Decoding Barometers: The Importance of Understanding Pressure Changes

By inavx.com.

If you just look at a barometer once, it’s pretty much as satirist Ambrose Bierce described. The needle on the front of that old school brass barometer points to “Fair,” and when you look outside, sure enough, it’s not a bad day. When it says “Rain,” often enough, it’s raining or about to.

That doesn’t sound very useful. And the truth is, it isn’t helpful to just look at one reading. What makes barometers useful as a forecasting device is the trend in the readings. Are they going up or down over time, and how quickly? And to know that, you need to pay a little more attention to what they’re doing. And you need to know why the readings are changing and what that portends.

Welcome to Weather 101. Over the next few months we’re going to tackle some weather fundamentals to help boaters get a more solid understanding of marine weather, and how to look at a bewildering array of data to determine if you want to go out in your boat, and what to expect when you’re there.

What is a barometer?

A barometer measures atmospheric pressure. It’s a measurement of the weight of the atmosphere directly over where the barometer is sitting.

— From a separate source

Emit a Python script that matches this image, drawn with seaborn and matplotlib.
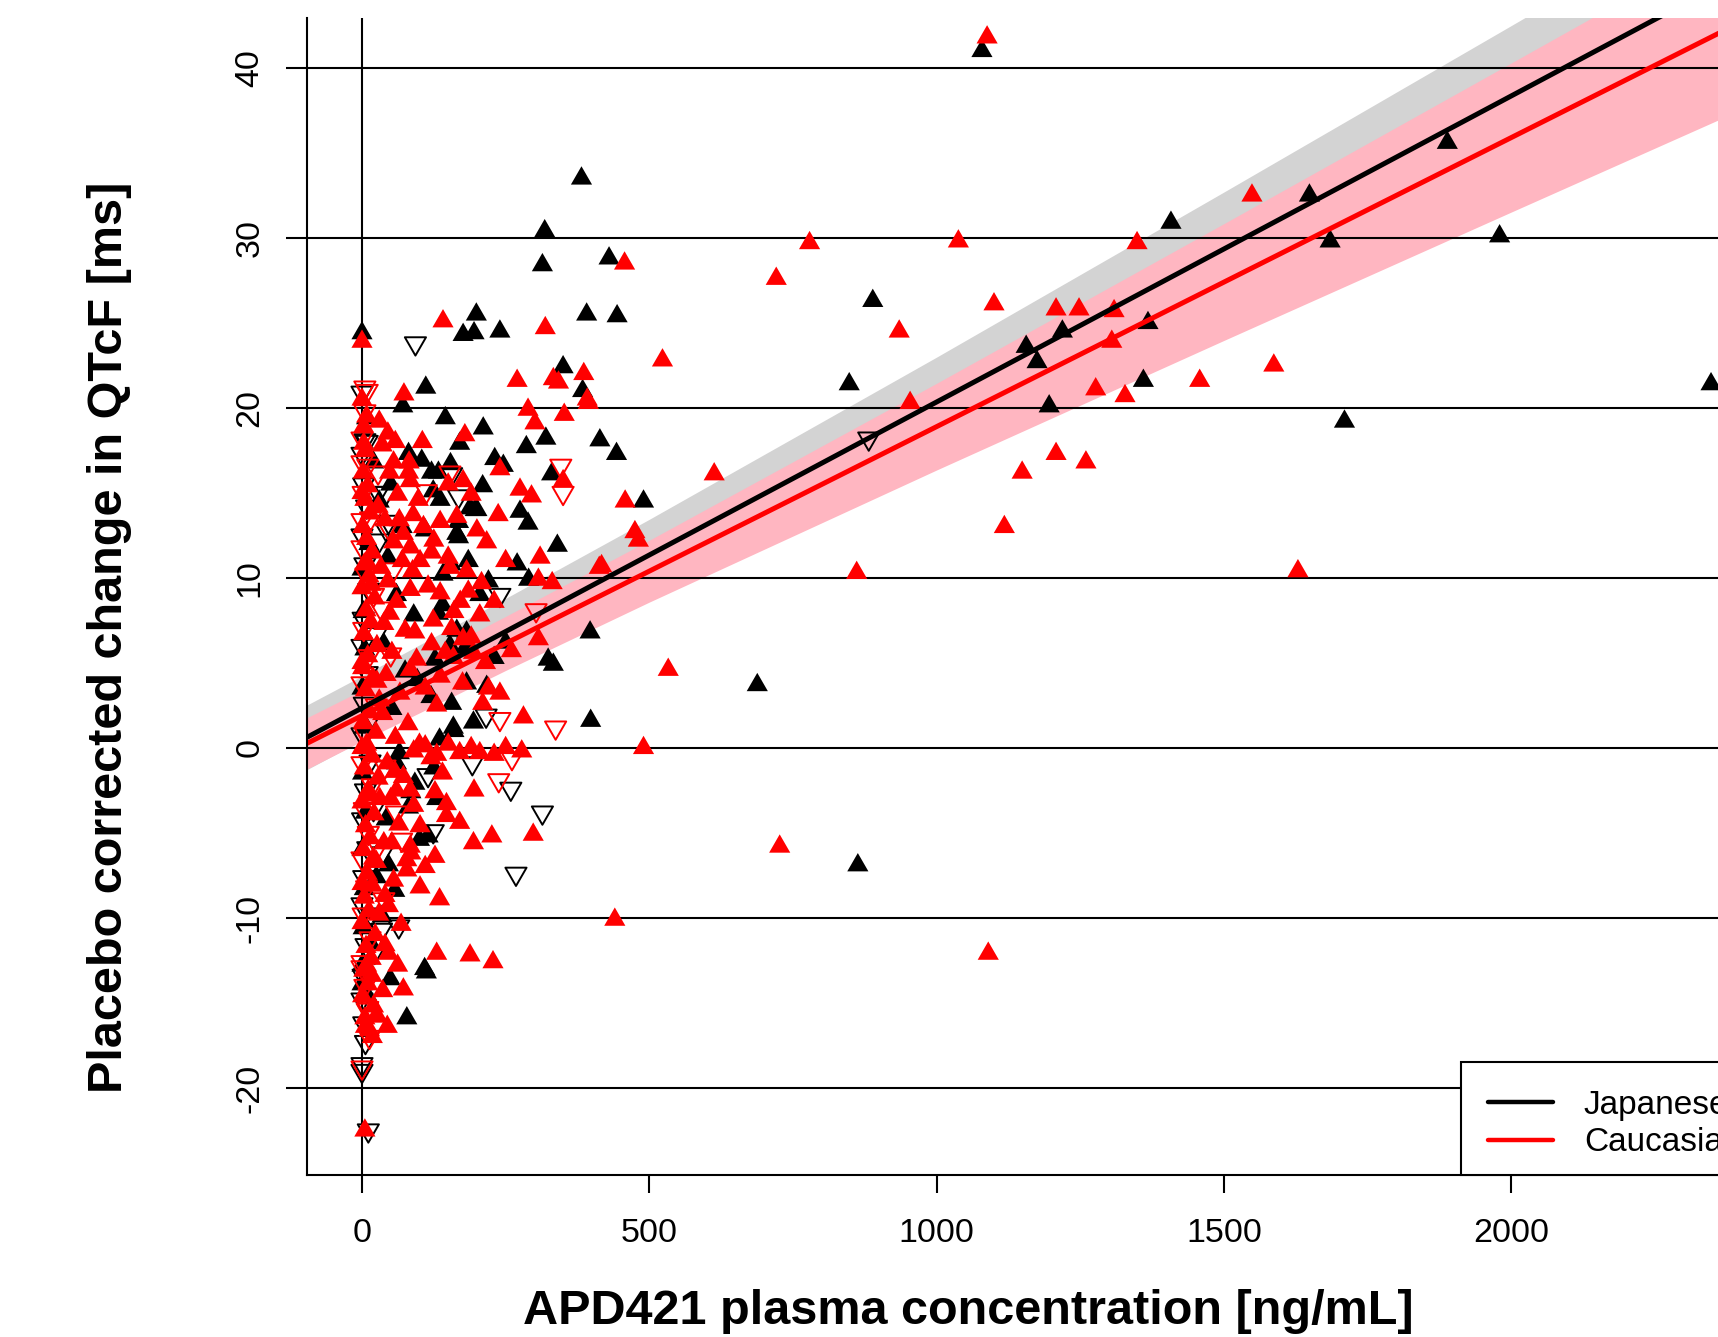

The earth’s atmosphere is about 60 miles thick around the surface of the planet. It’s a thin layer relative to the size of the planet, but air has weight and square inch of the surface has pressure from that invisible column of air over it. And that is atmospheric pressure.

But atmospheric pressure isn’t uniform. The earth isn’t completely flat, for starters. If you’re on the top of a one-mile tall summit, you have one mile less atmosphere over your head, and a barometer will show a slightly lower reading as you climb.